**PROBLEM TO SOLVE:** Search the material for the string "this", then report how many lines hold it, with no other text.

Records from a dataset:
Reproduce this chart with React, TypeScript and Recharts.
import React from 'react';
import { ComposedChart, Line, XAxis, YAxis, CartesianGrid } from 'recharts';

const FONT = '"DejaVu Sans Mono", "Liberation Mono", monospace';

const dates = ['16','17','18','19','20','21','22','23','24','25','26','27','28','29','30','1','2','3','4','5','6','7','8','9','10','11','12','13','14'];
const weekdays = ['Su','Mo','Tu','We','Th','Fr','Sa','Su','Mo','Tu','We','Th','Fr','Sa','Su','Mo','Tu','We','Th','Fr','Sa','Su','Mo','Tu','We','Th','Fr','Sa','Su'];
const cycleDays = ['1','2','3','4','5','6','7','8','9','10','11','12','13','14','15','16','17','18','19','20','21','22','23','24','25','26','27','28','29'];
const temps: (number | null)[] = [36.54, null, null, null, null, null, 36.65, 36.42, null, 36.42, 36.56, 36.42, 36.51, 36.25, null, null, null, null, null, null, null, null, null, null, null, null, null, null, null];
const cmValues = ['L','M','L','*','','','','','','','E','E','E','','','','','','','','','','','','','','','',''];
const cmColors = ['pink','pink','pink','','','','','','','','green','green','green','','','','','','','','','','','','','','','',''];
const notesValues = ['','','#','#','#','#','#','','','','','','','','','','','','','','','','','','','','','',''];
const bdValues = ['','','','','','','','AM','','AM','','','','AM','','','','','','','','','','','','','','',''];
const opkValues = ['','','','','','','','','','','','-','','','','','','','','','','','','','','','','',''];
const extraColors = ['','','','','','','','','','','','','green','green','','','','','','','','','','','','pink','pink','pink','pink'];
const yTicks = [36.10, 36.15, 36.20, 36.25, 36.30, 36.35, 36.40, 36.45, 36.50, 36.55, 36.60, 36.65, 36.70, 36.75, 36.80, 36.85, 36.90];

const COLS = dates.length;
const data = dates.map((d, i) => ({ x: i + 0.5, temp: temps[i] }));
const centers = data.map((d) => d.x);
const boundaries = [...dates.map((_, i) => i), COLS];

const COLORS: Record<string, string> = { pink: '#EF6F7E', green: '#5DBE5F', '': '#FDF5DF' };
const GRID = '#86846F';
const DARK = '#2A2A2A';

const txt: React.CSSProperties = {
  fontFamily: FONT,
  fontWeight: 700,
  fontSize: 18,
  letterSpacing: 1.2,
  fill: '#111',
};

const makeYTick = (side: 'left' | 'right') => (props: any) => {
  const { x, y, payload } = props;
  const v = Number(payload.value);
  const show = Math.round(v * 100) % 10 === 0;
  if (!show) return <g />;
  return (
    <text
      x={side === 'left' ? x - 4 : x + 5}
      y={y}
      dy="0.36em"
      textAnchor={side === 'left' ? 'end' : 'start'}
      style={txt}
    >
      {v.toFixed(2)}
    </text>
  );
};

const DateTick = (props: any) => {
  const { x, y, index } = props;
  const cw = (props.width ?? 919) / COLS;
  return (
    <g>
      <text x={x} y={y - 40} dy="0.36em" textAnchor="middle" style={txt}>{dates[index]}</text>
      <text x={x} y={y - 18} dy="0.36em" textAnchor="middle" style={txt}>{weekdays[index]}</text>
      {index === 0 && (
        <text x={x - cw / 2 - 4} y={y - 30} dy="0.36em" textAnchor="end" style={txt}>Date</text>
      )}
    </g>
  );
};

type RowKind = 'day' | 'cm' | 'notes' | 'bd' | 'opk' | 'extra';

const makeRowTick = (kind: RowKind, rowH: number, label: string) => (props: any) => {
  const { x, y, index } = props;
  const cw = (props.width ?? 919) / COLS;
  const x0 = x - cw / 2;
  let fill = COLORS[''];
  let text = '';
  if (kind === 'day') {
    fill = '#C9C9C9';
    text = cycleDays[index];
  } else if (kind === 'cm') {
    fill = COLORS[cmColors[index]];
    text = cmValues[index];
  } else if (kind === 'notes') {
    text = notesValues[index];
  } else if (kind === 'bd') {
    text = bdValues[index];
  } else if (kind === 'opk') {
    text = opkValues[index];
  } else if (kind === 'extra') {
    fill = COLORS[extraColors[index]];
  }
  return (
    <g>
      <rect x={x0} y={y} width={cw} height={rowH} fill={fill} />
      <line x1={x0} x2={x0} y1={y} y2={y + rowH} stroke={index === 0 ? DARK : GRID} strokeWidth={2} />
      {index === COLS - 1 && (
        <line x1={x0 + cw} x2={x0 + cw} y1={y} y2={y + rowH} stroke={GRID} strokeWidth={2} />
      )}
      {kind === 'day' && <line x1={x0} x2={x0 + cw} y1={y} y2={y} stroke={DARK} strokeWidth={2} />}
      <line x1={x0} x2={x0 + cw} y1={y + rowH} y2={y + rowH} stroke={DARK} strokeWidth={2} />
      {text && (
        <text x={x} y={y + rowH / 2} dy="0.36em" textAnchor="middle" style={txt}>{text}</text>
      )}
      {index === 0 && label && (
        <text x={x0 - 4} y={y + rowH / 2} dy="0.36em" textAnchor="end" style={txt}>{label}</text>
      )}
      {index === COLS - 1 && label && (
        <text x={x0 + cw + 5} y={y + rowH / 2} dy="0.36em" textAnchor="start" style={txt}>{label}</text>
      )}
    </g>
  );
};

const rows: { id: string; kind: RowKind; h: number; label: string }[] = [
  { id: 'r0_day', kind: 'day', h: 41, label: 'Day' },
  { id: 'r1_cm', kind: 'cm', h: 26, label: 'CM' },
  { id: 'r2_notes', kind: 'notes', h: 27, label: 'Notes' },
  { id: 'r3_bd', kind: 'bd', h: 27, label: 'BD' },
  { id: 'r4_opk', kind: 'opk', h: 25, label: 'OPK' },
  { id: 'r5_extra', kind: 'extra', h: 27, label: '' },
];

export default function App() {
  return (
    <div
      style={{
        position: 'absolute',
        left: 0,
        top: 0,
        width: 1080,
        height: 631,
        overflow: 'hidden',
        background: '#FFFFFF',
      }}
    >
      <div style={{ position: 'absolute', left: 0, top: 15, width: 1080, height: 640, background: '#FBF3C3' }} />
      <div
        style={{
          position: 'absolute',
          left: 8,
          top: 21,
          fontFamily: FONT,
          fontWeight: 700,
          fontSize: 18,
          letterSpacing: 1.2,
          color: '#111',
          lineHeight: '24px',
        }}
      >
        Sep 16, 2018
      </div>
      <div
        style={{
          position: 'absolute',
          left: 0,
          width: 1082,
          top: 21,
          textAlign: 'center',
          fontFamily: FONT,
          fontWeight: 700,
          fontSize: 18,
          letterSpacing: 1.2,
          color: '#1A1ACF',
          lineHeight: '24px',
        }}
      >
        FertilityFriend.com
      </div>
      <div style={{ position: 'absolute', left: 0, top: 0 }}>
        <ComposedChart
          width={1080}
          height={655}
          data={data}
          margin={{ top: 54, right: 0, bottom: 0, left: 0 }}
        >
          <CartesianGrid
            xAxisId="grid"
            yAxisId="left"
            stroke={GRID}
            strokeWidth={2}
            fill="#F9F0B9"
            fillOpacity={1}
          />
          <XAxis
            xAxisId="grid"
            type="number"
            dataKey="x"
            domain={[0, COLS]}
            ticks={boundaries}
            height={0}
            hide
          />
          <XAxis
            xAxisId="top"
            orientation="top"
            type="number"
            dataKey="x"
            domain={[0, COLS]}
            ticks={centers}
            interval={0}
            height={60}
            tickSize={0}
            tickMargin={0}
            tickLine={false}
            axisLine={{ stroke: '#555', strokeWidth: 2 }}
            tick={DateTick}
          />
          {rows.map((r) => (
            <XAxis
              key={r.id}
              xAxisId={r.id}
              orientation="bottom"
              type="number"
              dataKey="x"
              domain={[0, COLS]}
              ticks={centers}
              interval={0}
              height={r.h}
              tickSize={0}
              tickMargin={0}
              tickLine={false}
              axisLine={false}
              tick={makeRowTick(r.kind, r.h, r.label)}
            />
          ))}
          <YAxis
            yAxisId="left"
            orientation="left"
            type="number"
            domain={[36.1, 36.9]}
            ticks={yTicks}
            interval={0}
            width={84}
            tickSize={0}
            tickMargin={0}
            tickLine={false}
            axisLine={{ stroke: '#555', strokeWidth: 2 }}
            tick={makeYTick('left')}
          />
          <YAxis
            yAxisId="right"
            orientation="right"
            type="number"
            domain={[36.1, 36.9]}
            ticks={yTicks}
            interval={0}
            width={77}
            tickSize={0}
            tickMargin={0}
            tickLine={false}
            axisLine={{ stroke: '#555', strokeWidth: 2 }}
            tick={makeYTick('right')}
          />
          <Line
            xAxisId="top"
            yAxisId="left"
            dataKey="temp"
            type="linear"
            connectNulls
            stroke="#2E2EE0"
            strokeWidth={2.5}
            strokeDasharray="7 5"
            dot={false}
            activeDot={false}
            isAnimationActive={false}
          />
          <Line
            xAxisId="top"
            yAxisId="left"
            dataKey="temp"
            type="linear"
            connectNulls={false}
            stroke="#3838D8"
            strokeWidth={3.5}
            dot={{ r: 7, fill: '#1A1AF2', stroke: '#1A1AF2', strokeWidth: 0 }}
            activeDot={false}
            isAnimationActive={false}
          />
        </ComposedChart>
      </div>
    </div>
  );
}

---

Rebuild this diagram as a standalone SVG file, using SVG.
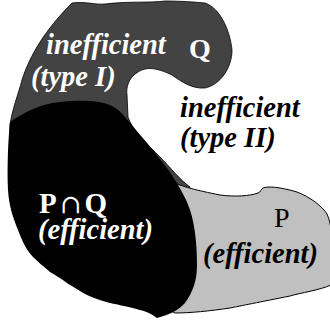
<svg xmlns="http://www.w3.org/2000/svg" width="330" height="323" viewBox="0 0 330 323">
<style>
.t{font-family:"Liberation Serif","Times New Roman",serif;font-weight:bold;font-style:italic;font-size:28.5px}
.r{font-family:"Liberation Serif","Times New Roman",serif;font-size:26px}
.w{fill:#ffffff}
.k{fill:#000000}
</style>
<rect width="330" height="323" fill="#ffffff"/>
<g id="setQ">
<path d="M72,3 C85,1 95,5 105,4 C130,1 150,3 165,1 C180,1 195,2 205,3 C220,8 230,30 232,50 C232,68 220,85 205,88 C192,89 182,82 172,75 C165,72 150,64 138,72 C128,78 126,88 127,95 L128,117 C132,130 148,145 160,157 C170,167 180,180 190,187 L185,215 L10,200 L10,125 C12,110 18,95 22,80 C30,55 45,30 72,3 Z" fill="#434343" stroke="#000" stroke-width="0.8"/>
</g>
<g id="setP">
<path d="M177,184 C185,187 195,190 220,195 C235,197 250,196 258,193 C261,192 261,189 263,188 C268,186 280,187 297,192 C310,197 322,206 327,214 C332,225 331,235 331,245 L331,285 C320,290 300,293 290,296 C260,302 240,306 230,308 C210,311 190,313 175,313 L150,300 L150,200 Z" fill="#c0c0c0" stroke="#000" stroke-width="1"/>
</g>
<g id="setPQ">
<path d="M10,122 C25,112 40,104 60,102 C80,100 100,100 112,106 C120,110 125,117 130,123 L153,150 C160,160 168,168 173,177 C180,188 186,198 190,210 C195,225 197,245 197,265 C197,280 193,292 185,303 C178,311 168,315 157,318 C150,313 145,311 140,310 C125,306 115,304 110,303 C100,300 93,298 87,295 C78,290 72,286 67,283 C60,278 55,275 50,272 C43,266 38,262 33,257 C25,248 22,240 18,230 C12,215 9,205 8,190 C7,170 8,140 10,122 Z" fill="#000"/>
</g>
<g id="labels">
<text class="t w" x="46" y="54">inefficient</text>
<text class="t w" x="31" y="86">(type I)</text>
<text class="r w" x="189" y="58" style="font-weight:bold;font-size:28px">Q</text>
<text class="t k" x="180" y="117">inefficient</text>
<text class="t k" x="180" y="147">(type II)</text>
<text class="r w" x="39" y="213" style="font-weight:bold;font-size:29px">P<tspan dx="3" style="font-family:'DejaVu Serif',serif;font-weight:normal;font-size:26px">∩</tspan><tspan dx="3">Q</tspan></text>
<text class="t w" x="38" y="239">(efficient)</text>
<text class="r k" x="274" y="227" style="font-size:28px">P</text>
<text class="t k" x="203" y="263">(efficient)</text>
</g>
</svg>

**RESPONSE TO THE TASK:** 2